> [Data for this task]:

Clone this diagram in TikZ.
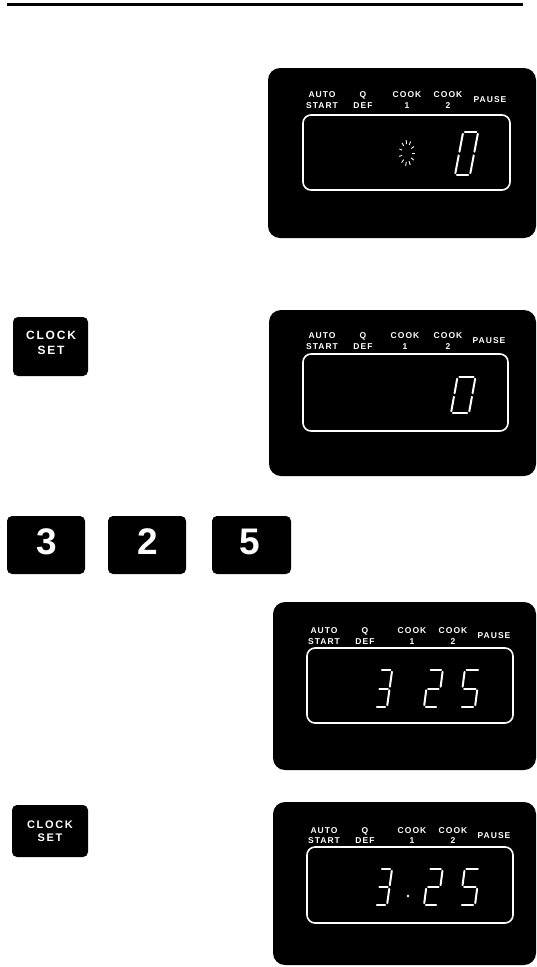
\documentclass[tikz,border=0pt]{standalone}
\usepackage{fontspec}
\newfontfamily\labfont[LetterSpace=12]{Liberation Sans}
\newfontfamily\btnfont[LetterSpace=15]{Liberation Sans}
\newfontfamily\numfont{Liberation Sans}
\tikzset{
  lbl/.style={text=white, font=\labfont\bfseries\fontsize{8.5}{10.5}\selectfont, align=center, inner sep=0pt},
  keybox/.style={fill=black, rounded corners=5pt, inner sep=0pt},
  keytext/.style={text=white, align=center, inner sep=0pt},
  numtext/.style={text=white, inner sep=0pt, font=\numfont\bfseries\fontsize{37}{37}\selectfont},
  dispbox/.style={fill=black, rounded corners=12pt},
  window/.style={draw=white, line width=1.6pt, rounded corners=8pt},
  seg/.style={white, line width=2pt, line cap=round},
}
\newcommand\sdig[6]{\begin{scope}[shift={(#1,#2)},x={(1pt,0pt)},y={(#5pt,1pt)}]\def\dW{#3}\def\dH{#4}#6\end{scope}}
\newcommand\SA{\draw[seg] (1.8,\dH)--(\dW-1.8,\dH);}
\newcommand\SB{\draw[seg] (\dW,\dH-1.8)--(\dW,\dH/2+1.8);}
\newcommand\SC{\draw[seg] (\dW,\dH/2-1.8)--(\dW,1.8);}
\newcommand\SD{\draw[seg] (1.8,0)--(\dW-1.8,0);}
\newcommand\SE{\draw[seg] (0,1.8)--(0,\dH/2-1.8);}
\newcommand\SF{\draw[seg] (0,\dH/2+1.8)--(0,\dH-1.8);}
\newcommand\SG{\draw[seg] (1.8,\dH/2)--(\dW-1.8,\dH/2);}
\newcommand\dlabels[7]{%
  \node[lbl] (#1auto) at (#3,#2) {AUTO\\START};
  \node[lbl] (#1q) at (#4,#2) {Q\\DEF};
  \node[lbl] (#1ca) at (#5,#2) {COOK\\1};
  \node[lbl] (#1cb) at (#6,#2) {COOK\\2};
  \node[lbl] (#1p) at (#7,#2) {PAUSE};}
\begin{document}
\begin{tikzpicture}[x=1pt,y=-1pt]
\useasboundingbox (0,0) rectangle (537,967);
% top rule
\draw[line width=2.5pt] (7,4.5) -- (523,4.5);

% display 1
\fill[dispbox] (268,68) rectangle (536,238);
\draw[window] (303,115) rectangle (510,190);
\dlabels{da}{100}{322}{363}{407}{448}{490}
\sdig{455}{175}{15}{43}{0.19}{\SA\SB\SC\SD\SE\SF}
\foreach \a in {0,33,...,330}
  \draw[white, line width=0.9pt] ([shift={(\a:5 and 9)}]407,153) -- ([shift={(\a:8 and 13)}]407,153);

% clock set 1
\node[keybox, minimum width=75pt, minimum height=59pt] (clk1) at (50.5,346.5) {};
\node[keytext, font=\btnfont\bfseries\fontsize{12}{15}\selectfont] (clk1t) at (51,342.5) {CLOCK\\SET};

% display 2
\fill[dispbox] (269,310) rectangle (536,476);
\draw[window] (303,354) rectangle (508,431);
\dlabels{db}{341}{322}{363}{405}{448}{489}
\sdig{451}{413}{18}{36}{0.18}{\SA\SB\SC\SD\SE\SF}

% number keys
\node[keybox, minimum width=78pt, minimum height=58pt] (k3) at (46,545) {};
\node[keybox, minimum width=78pt, minimum height=58pt] (k2) at (147,545) {};
\node[keybox, minimum width=79pt, minimum height=58pt] (k5) at (251.5,545) {};
\node[numtext] (k3t) at (47,542) {3};
\node[numtext] (k2t) at (148,542) {2};
\node[numtext] (k5t) at (250,542) {5};

% display 3
\fill[dispbox] (273,602) rectangle (536,770);
\draw[window] (307,648) rectangle (513,723);
\dlabels{dc}{636}{324}{365}{412}{453}{494}
\sdig{375}{707}{12}{37}{0.14}{\SA\SB\SC\SD\SG}
\sdig{424}{707}{14}{37}{0.13}{\SA\SB\SG\SE\SD}
\sdig{460}{707}{15}{37}{0.13}{\SA\SF\SG\SC\SD}

% clock set 2
\node[keybox, minimum width=76pt, minimum height=52pt] (clk2) at (50,831) {};
\node[keytext, font=\btnfont\bfseries\fontsize{11}{13}\selectfont] (clk2t) at (50,831.5) {CLOCK\\SET};

% display 4
\fill[dispbox] (273,802) rectangle (536,965);
\draw[window] (307,847) rectangle (513,923);
\dlabels{dd}{835.5}{324}{365}{412}{453}{494}
\sdig{375}{905}{12}{36}{0.14}{\SA\SB\SC\SD\SG}
\fill[white] (408,896) circle (1.3);
\sdig{424}{905}{14}{36}{0.13}{\SA\SB\SG\SE\SD}
\sdig{460}{905}{15}{36}{0.13}{\SA\SF\SG\SC\SD}
\end{tikzpicture}
\end{document}
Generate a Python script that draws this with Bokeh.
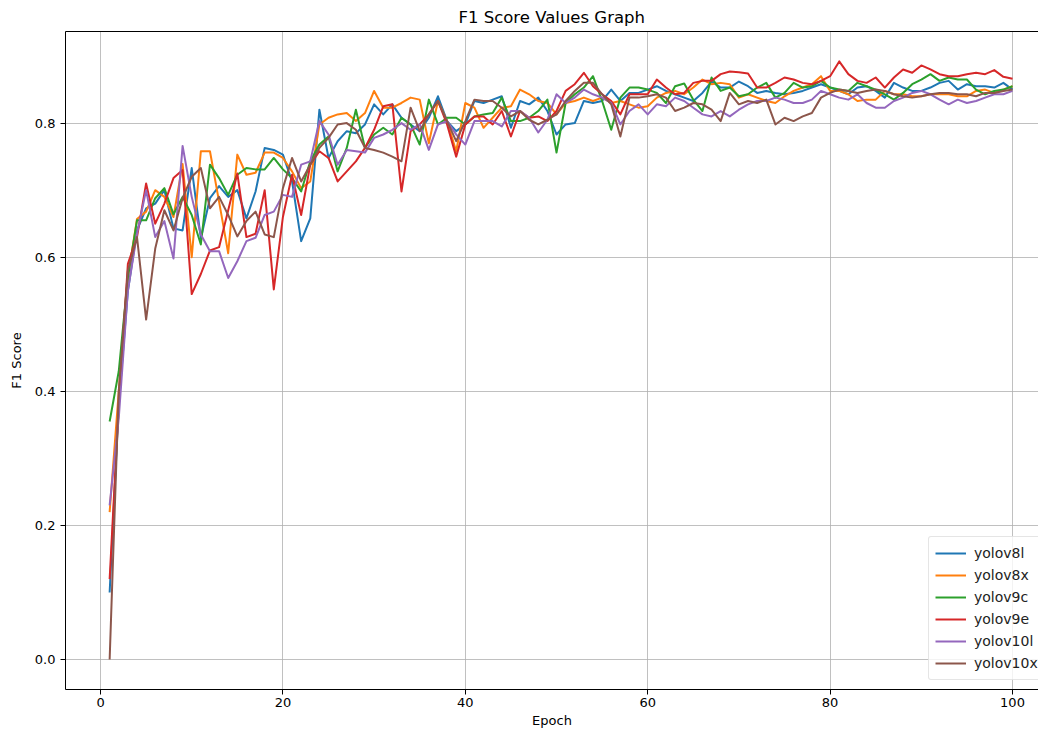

> [Prompt]: Reproduce the material word for word, minus the images.

> [Task output]:
Clone this diagram in TikZ.
\documentclass[tikz,border=0pt]{standalone}
\usepackage{fontspec}
\newfontfamily\labfont[LetterSpace=12]{Liberation Sans}
\newfontfamily\btnfont[LetterSpace=15]{Liberation Sans}
\newfontfamily\numfont{Liberation Sans}
\tikzset{
  lbl/.style={text=white, font=\labfont\bfseries\fontsize{8.5}{10.5}\selectfont, align=center, inner sep=0pt},
  keybox/.style={fill=black, rounded corners=5pt, inner sep=0pt},
  keytext/.style={text=white, align=center, inner sep=0pt},
  numtext/.style={text=white, inner sep=0pt, font=\numfont\bfseries\fontsize{37}{37}\selectfont},
  dispbox/.style={fill=black, rounded corners=12pt},
  window/.style={draw=white, line width=1.6pt, rounded corners=8pt},
  seg/.style={white, line width=2pt, line cap=round},
}
\newcommand\sdig[6]{\begin{scope}[shift={(#1,#2)},x={(1pt,0pt)},y={(#5pt,1pt)}]\def\dW{#3}\def\dH{#4}#6\end{scope}}
\newcommand\SA{\draw[seg] (1.8,\dH)--(\dW-1.8,\dH);}
\newcommand\SB{\draw[seg] (\dW,\dH-1.8)--(\dW,\dH/2+1.8);}
\newcommand\SC{\draw[seg] (\dW,\dH/2-1.8)--(\dW,1.8);}
\newcommand\SD{\draw[seg] (1.8,0)--(\dW-1.8,0);}
\newcommand\SE{\draw[seg] (0,1.8)--(0,\dH/2-1.8);}
\newcommand\SF{\draw[seg] (0,\dH/2+1.8)--(0,\dH-1.8);}
\newcommand\SG{\draw[seg] (1.8,\dH/2)--(\dW-1.8,\dH/2);}
\newcommand\dlabels[7]{%
  \node[lbl] (#1auto) at (#3,#2) {AUTO\\START};
  \node[lbl] (#1q) at (#4,#2) {Q\\DEF};
  \node[lbl] (#1ca) at (#5,#2) {COOK\\1};
  \node[lbl] (#1cb) at (#6,#2) {COOK\\2};
  \node[lbl] (#1p) at (#7,#2) {PAUSE};}
\begin{document}
\begin{tikzpicture}[x=1pt,y=-1pt]
\useasboundingbox (0,0) rectangle (537,967);
% top rule
\draw[line width=2.5pt] (7,4.5) -- (523,4.5);

% display 1
\fill[dispbox] (268,68) rectangle (536,238);
\draw[window] (303,115) rectangle (510,190);
\dlabels{da}{100}{322}{363}{407}{448}{490}
\sdig{455}{175}{15}{43}{0.19}{\SA\SB\SC\SD\SE\SF}
\foreach \a in {0,33,...,330}
  \draw[white, line width=0.9pt] ([shift={(\a:5 and 9)}]407,153) -- ([shift={(\a:8 and 13)}]407,153);

% clock set 1
\node[keybox, minimum width=75pt, minimum height=59pt] (clk1) at (50.5,346.5) {};
\node[keytext, font=\btnfont\bfseries\fontsize{12}{15}\selectfont] (clk1t) at (51,342.5) {CLOCK\\SET};

% display 2
\fill[dispbox] (269,310) rectangle (536,476);
\draw[window] (303,354) rectangle (508,431);
\dlabels{db}{341}{322}{363}{405}{448}{489}
\sdig{451}{413}{18}{36}{0.18}{\SA\SB\SC\SD\SE\SF}

% number keys
\node[keybox, minimum width=78pt, minimum height=58pt] (k3) at (46,545) {};
\node[keybox, minimum width=78pt, minimum height=58pt] (k2) at (147,545) {};
\node[keybox, minimum width=79pt, minimum height=58pt] (k5) at (251.5,545) {};
\node[numtext] (k3t) at (47,542) {3};
\node[numtext] (k2t) at (148,542) {2};
\node[numtext] (k5t) at (250,542) {5};

% display 3
\fill[dispbox] (273,602) rectangle (536,770);
\draw[window] (307,648) rectangle (513,723);
\dlabels{dc}{636}{324}{365}{412}{453}{494}
\sdig{375}{707}{12}{37}{0.14}{\SA\SB\SC\SD\SG}
\sdig{424}{707}{14}{37}{0.13}{\SA\SB\SG\SE\SD}
\sdig{460}{707}{15}{37}{0.13}{\SA\SF\SG\SC\SD}

% clock set 2
\node[keybox, minimum width=76pt, minimum height=52pt] (clk2) at (50,831) {};
\node[keytext, font=\btnfont\bfseries\fontsize{11}{13}\selectfont] (clk2t) at (50,831.5) {CLOCK\\SET};

% display 4
\fill[dispbox] (273,802) rectangle (536,965);
\draw[window] (307,847) rectangle (513,923);
\dlabels{dd}{835.5}{324}{365}{412}{453}{494}
\sdig{375}{905}{12}{36}{0.14}{\SA\SB\SC\SD\SG}
\fill[white] (408,896) circle (1.3);
\sdig{424}{905}{14}{36}{0.13}{\SA\SB\SG\SE\SD}
\sdig{460}{905}{15}{36}{0.13}{\SA\SF\SG\SC\SD}
\end{tikzpicture}
\end{document}
Generate a Python script that draws this with Bokeh.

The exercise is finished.